When Reagan was elected president, he wanted to appoint Bradford to be chairman of the National Endowment for the Humanities. The neocons savaged Bradford’s reputation, saying that his view of Lincoln would mean fighting the Civil War all over again in his Senate confirmation hearing. They even pointed to his past support for George Wallace, the segregationist governor of Alabama. They successfully scuttled the nomination, and Reagan appointed their choice instead – Bill Bennett.

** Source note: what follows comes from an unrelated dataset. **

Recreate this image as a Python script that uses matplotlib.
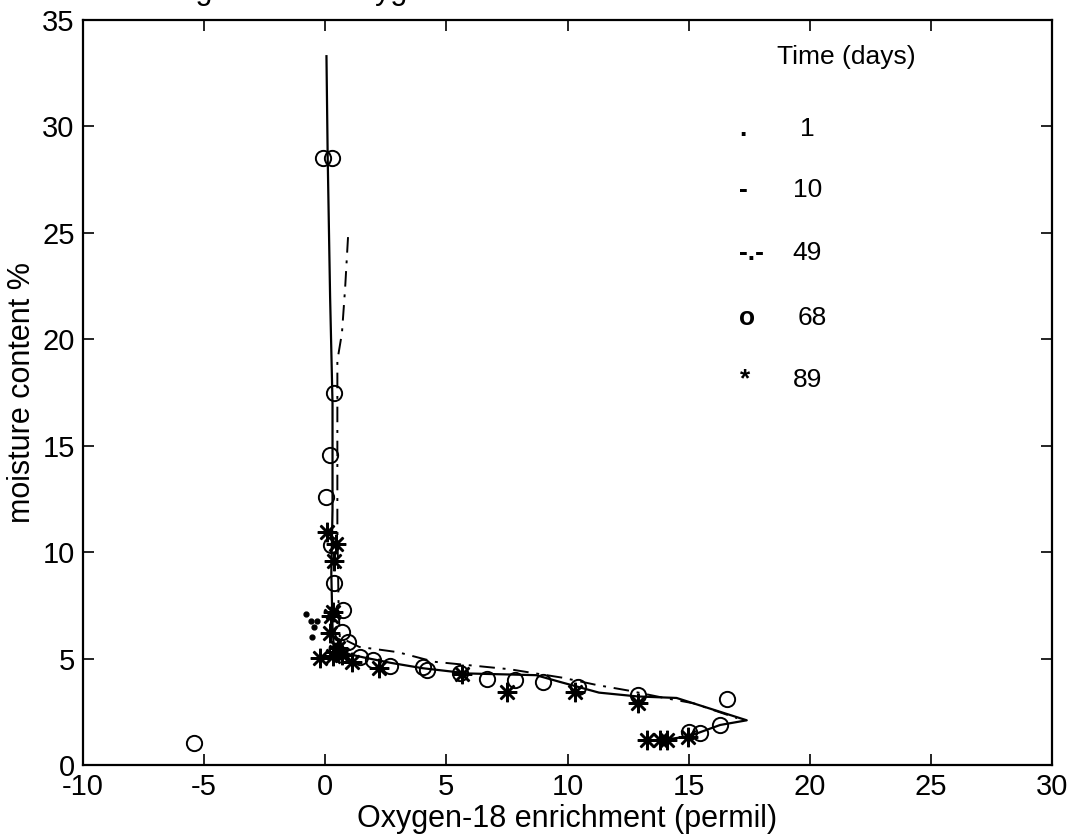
import matplotlib
matplotlib.use("Agg")
import matplotlib.pyplot as plt

plt.rcParams['font.family'] = ['Liberation Sans', 'DejaVu Sans']
plt.rcParams['axes.unicode_minus'] = False

# day 1: scattered points only
d1_x = [-0.8, -0.6, -0.35, -0.46, -0.55]
d1_y = [7.1, 6.75, 6.75, 6.5, 6.0]

# day 10: solid curve
d10_x = [0.05, 0.1, 0.2, 0.3, 0.3, 0.25, 0.3, 0.35, 1.0, 1.6, 2.7, 4.0, 5.9,
         8.7, 9.7, 11.3, 12.9, 14.5, 17.4, 16.3, 15.5, 15.0, 14.1]
d10_y = [33.3, 28.6, 22.0, 17.0, 12.0, 9.0, 6.5, 5.6, 5.2, 5.05, 4.8, 4.55, 4.3,
         4.22, 3.9, 3.4, 3.22, 3.15, 2.1, 1.88, 1.55, 1.35, 1.2]

# day 49: dash-dot curve
d49_x = [0.94, 0.82, 0.69, 0.5, 0.5, 0.5, 0.55, 0.6, 1.4, 3.0, 4.5, 7.6, 9.8,
         11.2, 12.5, 14.0, 15.2, 17.0]
d49_y = [24.8, 22.4, 20.3, 19.0, 15.6, 11.2, 7.5, 6.0, 5.55, 5.3, 4.85, 4.5, 4.1,
         3.76, 3.5, 3.15, 2.9, 2.2]

# day 68: open circles
d68_x = [-5.42, -0.09, 0.28, 0.36, 0.2, 0.03, 0.24, 0.37, 0.73, 0.7, 0.94, 0.5,
         1.43, 1.97, 2.67, 4.03, 4.2, 5.56, 6.68, 7.83, 8.99, 10.43, 12.9, 16.6,
         16.3, 15.47, 15.0]
d68_y = [1.03, 28.5, 28.5, 17.47, 14.56, 12.6, 10.33, 8.55, 7.3, 6.25, 5.78, 5.3,
         5.07, 4.93, 4.65, 4.6, 4.46, 4.3, 4.03, 3.99, 3.9, 3.66, 3.29, 3.1,
         1.88, 1.5, 1.55]

# day 89: asterisks
d89_x = [0.07, 0.44, 0.36, 0.32, 0.22, 0.2, -0.2, 0.53, 0.7, 0.45, 0.3, 1.1, 2.2,
         5.65, 7.5, 10.3, 12.9, 13.3, 13.8, 14.1, 14.97]
d89_y = [10.95, 10.4, 9.6, 7.2, 7.0, 6.2, 5.03, 5.5, 5.17, 5.3, 5.1, 4.85, 4.55,
         4.27, 3.45, 3.45, 2.9, 1.17, 1.17, 1.17, 1.3]

legend_days = ['1', '10', '49', '68', '89']
legend_marks = ['.', '-', '-.-', 'o', '*']

fig = plt.figure(figsize=(10.78, 8.4), dpi=100)
ax = fig.add_axes([83 / 1078, 75 / 840, 969 / 1078, 745 / 840])

ax.plot(d10_x, d10_y, '-', color='black', lw=1.6)
ax.plot(d49_x, d49_y, color='black', lw=1.4, dashes=[8, 4, 1.5, 4])
ax.plot(d1_x, d1_y, 'o', color='black', ms=3.5, ls='none')
ax.plot(d68_x, d68_y, 'o', mfc='none', mec='black', mew=1.4, ms=11, ls='none')
ax.plot(d89_x, d89_y, marker=(8, 2, 0), color='black', mew=1.8, ms=14, ls='none')

ax.set_xlim(-10, 30)
ax.set_ylim(0, 35)
ax.set_xticks(range(-10, 31, 5))
ax.set_yticks(range(0, 36, 5))
ax.tick_params(direction='in', top=True, right=True, length=8, width=1.2,
               labelsize=21, pad=6)
for s in ax.spines.values():
    s.set_linewidth(1.6)

ax.set_xlabel('Oxygen-18 enrichment (permil)', fontsize=22, labelpad=2)
ax.set_ylabel('moisture content %', fontsize=22, labelpad=4)

# hand-written key inside the axes
ax.text(18.65, 33.25, 'Time (days)', fontsize=19, va='center', ha='left')
key_rows = [29.9, 27.0, 24.05, 21.0, 18.1]
key_num_x = [19.6, 19.3, 19.3, 19.5, 19.3]
for mark, day, yy, nx in zip(legend_marks, legend_days, key_rows, key_num_x):
    ax.text(17.1, yy, mark, fontsize=19, va='center', ha='left', fontweight='bold')
    ax.text(nx, yy, day, fontsize=19, va='center', ha='left')

fig.text(0.004, 1 + 1.5 / 840, 'Moisture change versus Oxygen-18 enrichment',
         fontsize=22, va='baseline', ha='left')

fig.savefig('out.png', dpi=100)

One of the dire consequences of Lincoln’s War was the illegally ratified Fourteenth Amendment to the Constitution in 1868, and it is upon that amendment, and specifically its equal protection clause, which is the manifestation of Lincoln’s revision of Jefferson’s fateful equality doctrine, that the Supreme Court has authorized the destruction of the right to free association which is guaranteed in the Bill of Rights. Thus, the Supreme Court reversed in 1954 the separate-but-equal system of segregation that it had authorized in 1896. In 1967, it used the 14th to force all states to legalize miscegenation. In 1978, it allowed race to be used as a factor in college admissions, and ever since, the majority of the population has suffered from the tyranny. This has spilled over into enforced hiring quotas for government contractors and in private industry. A business owner can no longer legally choose his clientele. Clubs beyond a certain size can no longer choose their own members. In 2015, the Supreme Court authorized sodomarriage, which has spilled over to sodomite adoption and the erasure of perversion laws across the board. And in 2018, leftist technopolies are censoring free speech online, effectively blacklisting anyone to the right of Trump, choking off the ability of men to earn a living unless their opinions are approved by the gatekeepers of the media and the Folsom Street sponsors at Facebook-Apple-Google-Spotify. It remains to be seen how courts will rule on this censorship conspiracy, if at all.
Only true conservatives – who conserve our religious and racial heritage – have impeded this Marxist juggernaut which began for us Americans with a small group of busybody feminists in Boston who hated their husbands and wanted to rule in their stead. Their ugly daughters have even achieved the stated goal of occupying pulpits. When Samuel Johnson heard a woman preach at a Quaker church in the 18th century, he said it was like seeing a dog walk on its hind legs. “It is not done well; but you are surprised to find it done at all.”
“As in all the churches of the saints, the women should keep silent in the churches. For they are not permitted to speak, but should be in submission, as the Law also says. If there is anything they desire to learn, let them ask their husbands at home. For it is shameful for a woman to speak in church.” (1 Cor. 14:34-35)
Woman is excluded from this masculine task of public preaching by Paul, not because she is inferior to man, but simply because her Maker has ordained for her another work which is incompatible with this. So he might have pronounced, as nature does, that she shall not sing bass, not because he thought the bass chords the more beautiful—perhaps he thought the pure alto of the feminine throat far the sweeter—but because her very constitution fits her for the latter part in the concert of human existence, and therefore unfits her for the other, the coarser and less melodious part.